実際に「富田染工芸」ではおしゃれ小紋の型紙を使用してシルクや羊毛など多様な素材を使ったスカーフやストールなども作っている。日本の最高級の織物に伝統の染の技術を合わせ、伝統的な文様が現代的に生かされている。国内では三越、高島屋で販売され、海外ではパリのメゾン・エ・オブジェへの出展や、2014年春にシンガポール高島屋で人気を博した。

ただ「昔ながらの物」としてそこにあるだけでは、いずれ伝統工芸はすたれてしまう。受け止める側のニーズに応えてマーケットのなかで息づき続けることが、伝統工芸を次世代へ継承するために必要なのだ、と富田氏は言う。

染の技術を生かした現代的なものを国内外に広めようと思ったきっかけは、東京都美術館が2012年にリニューアルオープンした際の現代デザイナーとアーティストのコラボ企画で、江戸小紋をポケットチーフにした『小紋チーフ』がコンペ選出されたことだったという。

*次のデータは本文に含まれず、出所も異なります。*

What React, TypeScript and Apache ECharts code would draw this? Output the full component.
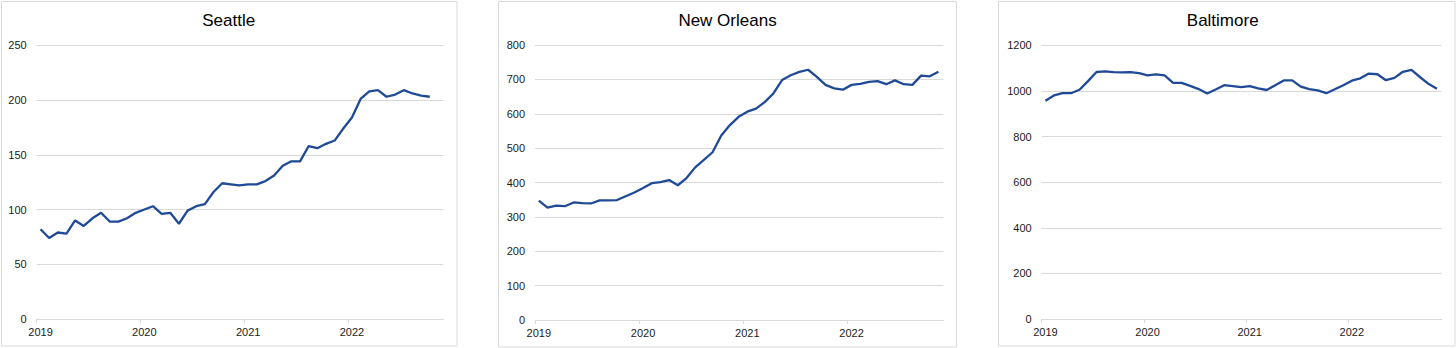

既存の観念にとらわれず踏み出せば、現代的でありながら江戸の粋が息づく新しいものを生み出せるのだと実感したそうだ。

ことさら表を飾るのではなく、隠れたところに洒落っ気をもたせるのが『江戸の粋』である。「東京染小紋というテキスタイルを通して、このセンスを外国に伝えていきたい」と富田氏は意欲をのぞかせる。